== Data records ==
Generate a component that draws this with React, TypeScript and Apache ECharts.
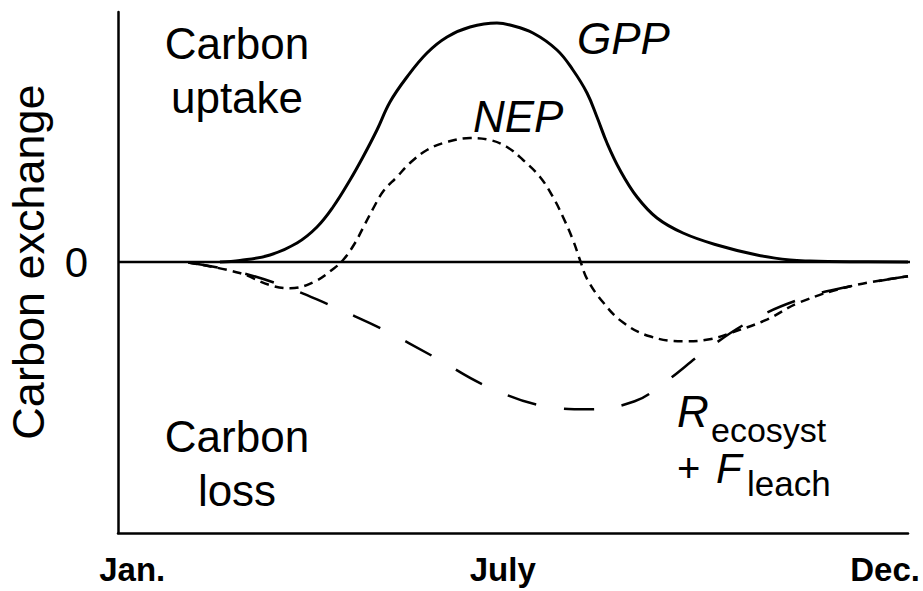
import React, { useEffect, useRef } from "react";
import * as echarts from "echarts";

// x: position along the year (0 = start of axis, 100 = end of axis)
// y: carbon exchange (arbitrary units, 0 = no net exchange)
const tickPositions = [1.8, 48.7, 97.1];
const tickLabels = ["Jan.", "July", "Dec."];

const gppX = [12.9, 15.44, 19.24, 22.66, 25.19, 27.22, 29.37, 31.01, 32.78, 34.43, 36.58, 39.11, 41.65, 44.56, 47.97, 49.62, 52.53, 55.57, 57.59, 59.37, 60.63, 61.9, 63.54, 65.7, 68.23, 71.52, 75.82, 80.89, 85.06, 87.59, 92.66, 100];
const gppY = [0, 1.5, 7, 19, 35, 55, 82, 105, 132, 160, 185, 209, 225, 235, 239, 237, 229, 212, 192, 169, 145, 119, 92, 65, 44, 29, 17, 7, 2, 1, 0.3, 0];

const nepX = [8.9, 15.4, 19.2, 21.8, 24.7, 27.4, 28.6, 30.0, 31.2, 32.4, 33.6, 35.3, 36.96, 39.11, 41.65, 44.56, 47.09, 49.24, 51.27, 53.42, 55.06, 56.33, 57.59, 58.48, 59.4, 61.4, 63.9, 67.3, 71.5, 74.9, 77.8, 82.2, 86.3, 92.7, 100];
const nepY = [-0.5, -11, -23, -26.3, -20.3, -6, 3, 19, 37, 55, 71, 85, 99, 112, 120, 124, 122, 115, 102, 85, 65, 45, 22, 2, -17.3, -40.3, -60.3, -74.3, -79.3, -77.3, -70.3, -57.3, -40.3, -24.3, -14.3];

const recoX = [8.9, 15.4, 21.4, 26.6, 30.0, 33.5, 40.1, 46.7, 54.1, 59.7, 65.4, 68.9, 74.6, 80.0, 86.3, 92.7, 100];
const recoY = [-0.5, -10.3, -25.3, -42.3, -54.3, -67.3, -95.3, -124.3, -144.3, -147.3, -139.3, -122.3, -87.3, -59.3, -37.3, -24.3, -14.3];

const zeroX = [0, 100.3];
const zeroY = [0, 0];

const zip = (xs: number[], ys: number[]) => xs.map((x, i) => [x, ys[i]]);

const FONT = "Liberation Sans, Arial, Helvetica, sans-serif";

function txt(text: string, x: number, y: number, size: number, opts: any = {}) {
  const align = opts.align || "left";
  return {
    type: "text",
    x,
    y,
    rotation: opts.rotation || 0,
    silent: true,
    style: {
      text,
      fill: "#000",
      fontSize: size,
      fontFamily: FONT,
      fontStyle: opts.italic ? "italic" : "normal",
      fontWeight: "normal",
      lineHeight: opts.lineHeight || size,
      align,
      textAlign: align,
      verticalAlign: "middle",
      textVerticalAlign: "middle",
    },
  };
}

export default function App() {
  const ref = useRef<HTMLDivElement>(null);
  useEffect(() => {
    if (!ref.current) return;
    const chart = echarts.init(ref.current, undefined, { renderer: "svg" });
    chart.setOption({
      animation: false,
      backgroundColor: "#fff",
      grid: { left: 118, right: 15, top: 12, bottom: 58, containLabel: false },
      xAxis: {
        type: "value",
        min: 0,
        max: 100,
        axisLine: { show: true, onZero: false, lineStyle: { color: "#000", width: 2.5 } },
        axisTick: { show: false },
        splitLine: { show: false },
        axisLabel: {
          customValues: tickPositions,
          formatter: (v: number) => {
            const i = tickPositions.findIndex((p) => Math.abs(p - v) < 0.01);
            return i >= 0 ? tickLabels[i] : "";
          },
          color: "#000",
          fontSize: 33,
          fontWeight: "bold",
          fontFamily: FONT,
          margin: 20,
        },
      },
      yAxis: {
        type: "value",
        min: -271,
        max: 250,
        axisLine: { show: true, onZero: false, lineStyle: { color: "#000", width: 2.5 } },
        axisTick: { show: false },
        splitLine: { show: false },
        axisLabel: {
          customValues: [0],
          formatter: (v: number) => (Math.abs(v) < 0.01 ? "0" : ""),
          color: "#000",
          fontSize: 42,
          fontFamily: FONT,
          margin: 30,
        },
      },
      series: [
        {
          name: "zero",
          type: "line",
          data: zip(zeroX, zeroY),
          symbol: "none",
          lineStyle: { color: "#000", width: 2.5 },
        },
        {
          name: "GPP",
          type: "line",
          data: zip(gppX, gppY),
          symbol: "none",
          smooth: 0.4,
          lineStyle: { color: "#000", width: 3 },
        },
        {
          name: "NEP",
          type: "line",
          data: zip(nepX, nepY),
          symbol: "none",
          smooth: 0.4,
          lineStyle: { color: "#000", width: 2.5, type: [9, 6] },
        },
        {
          name: "Recosyst + Fleach",
          type: "line",
          data: zip(recoX, recoY),
          symbol: "none",
          smooth: 0.4,
          lineStyle: { color: "#000", width: 2.5, type: [30, 28] },
        },
      ],
      graphic: [
        txt("Carbon exchange", 28, 262, 45, { align: "center", rotation: Math.PI / 2 }),
        txt("Carbon", 237, 43, 44, { align: "center" }),
        txt("uptake", 237, 97, 44, { align: "center" }),
        txt("Carbon", 237, 436, 44, { align: "center" }),
        txt("loss", 237, 490, 44, { align: "center" }),
        txt("GPP", 577, 38, 44, { italic: true }),
        txt("NEP", 473, 116, 44, { italic: true }),
        txt("R", 677, 411, 44, { italic: true }),
        txt("ecosyst", 711, 430, 34, { lineHeight: 30 }),
        txt("+", 677, 468, 40, { lineHeight: 36 }),
        txt("F", 716, 468, 42, { italic: true, lineHeight: 36 }),
        txt("leach", 747, 483, 35, { lineHeight: 32 }),
      ],
    });
    return () => chart.dispose();
  }, []);
  return (
    <div
      ref={ref}
      style={{ position: "absolute", left: 0, top: 0, width: 923, height: 591, background: "#fff" }}
    />
  );
}
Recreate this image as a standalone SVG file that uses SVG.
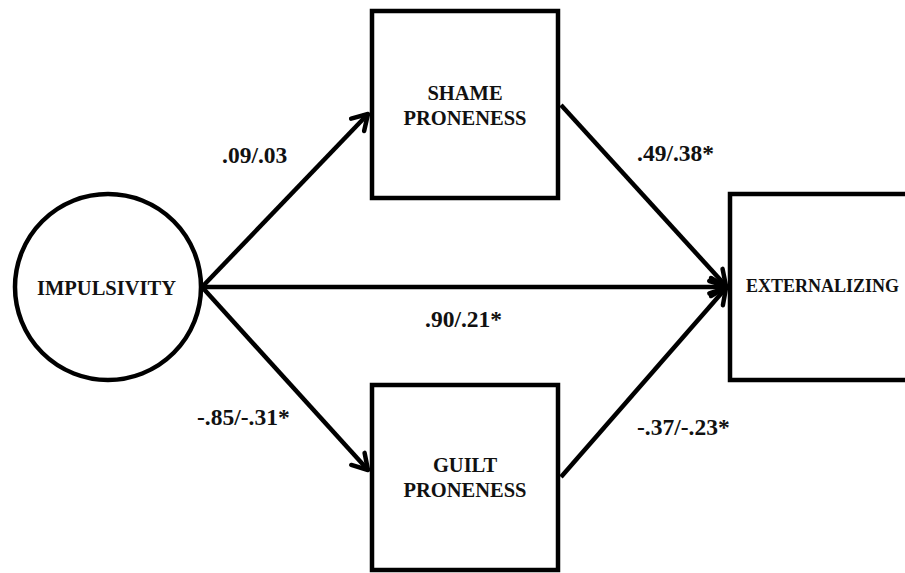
<svg xmlns="http://www.w3.org/2000/svg" width="905" height="573" viewBox="0 0 905 573">
<style>
.box{fill:#fff;stroke:#000;stroke-width:4.5}
.node{font-family:"Liberation Serif","Times New Roman",serif;font-weight:bold;font-size:20.5px;fill:#111;text-anchor:middle}
.lbl{font-family:"Liberation Serif","Times New Roman",serif;font-weight:bold;font-size:23.5px;fill:#111}
.edge{stroke:#000;stroke-width:4.5;fill:none;marker-end:url(#arr)}
</style>
<defs>
<marker id="arr" markerUnits="userSpaceOnUse" markerWidth="30" markerHeight="30" viewBox="-20 -15 30 30" refX="0" refY="0" orient="auto">
<path d="M -15 -9 L 0 0 L -15 9" fill="none" stroke="#000" stroke-width="4.5" stroke-linecap="round" stroke-linejoin="round"/>
</marker>
</defs>
<rect width="905" height="573" fill="#fff"/>
<g id="connectors">
<line class="edge" x1="202" y1="287" x2="368" y2="114"/>
<line class="edge" x1="202" y1="287" x2="726" y2="287"/>
<line class="edge" x1="202" y1="287" x2="368" y2="470"/>
<line class="edge" x1="561" y1="105" x2="726" y2="286"/>
<line class="edge" x1="561" y1="477" x2="726" y2="288"/>
</g>
<g id="impulsivity">
<circle class="box" cx="108" cy="287" r="93"/>
<text class="node" x="106.5" y="295">IMPULSIVITY</text>
</g>
<g id="shame">
<rect class="box" x="372" y="11" width="186" height="187"/>
<text class="node" x="465" y="100">SHAME</text>
<text class="node" x="465" y="125">PRONENESS</text>
</g>
<g id="guilt">
<rect class="box" x="372" y="385" width="186" height="185"/>
<text class="node" x="465" y="472">GUILT</text>
<text class="node" x="465" y="497">PRONENESS</text>
</g>
<g id="externalizing">
<rect class="box" x="730" y="194" width="200" height="186"/>
<text class="node" x="822.5" y="292" style="font-size:18px">EXTERNALIZING</text>
</g>
<g id="labels">
<text class="lbl" x="222" y="163">.09/.03</text>
<text class="lbl" x="637" y="161">.49/.38*</text>
<text class="lbl" x="425" y="327">.90/.21*</text>
<text class="lbl" x="197" y="425">-.85/-.31*</text>
<text class="lbl" x="637" y="435">-.37/-.23*</text>
</g>
</svg>
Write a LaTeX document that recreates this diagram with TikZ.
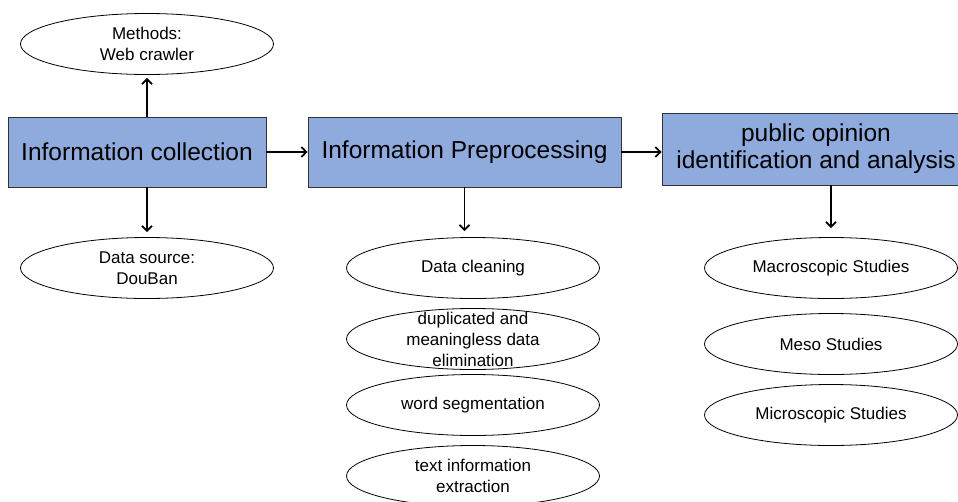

== Requirement ==
Take the records above from their first line through the line with "2, 1, 0.3, 0];" and set those lines down word for word, minus the pictures.

== Exercise result ==
Generate a component that draws this with React, TypeScript and Apache ECharts.
import React, { useEffect, useRef } from "react";
import * as echarts from "echarts";

// x: position along the year (0 = start of axis, 100 = end of axis)
// y: carbon exchange (arbitrary units, 0 = no net exchange)
const tickPositions = [1.8, 48.7, 97.1];
const tickLabels = ["Jan.", "July", "Dec."];

const gppX = [12.9, 15.44, 19.24, 22.66, 25.19, 27.22, 29.37, 31.01, 32.78, 34.43, 36.58, 39.11, 41.65, 44.56, 47.97, 49.62, 52.53, 55.57, 57.59, 59.37, 60.63, 61.9, 63.54, 65.7, 68.23, 71.52, 75.82, 80.89, 85.06, 87.59, 92.66, 100];
const gppY = [0, 1.5, 7, 19, 35, 55, 82, 105, 132, 160, 185, 209, 225, 235, 239, 237, 229, 212, 192, 169, 145, 119, 92, 65, 44, 29, 17, 7, 2, 1, 0.3, 0];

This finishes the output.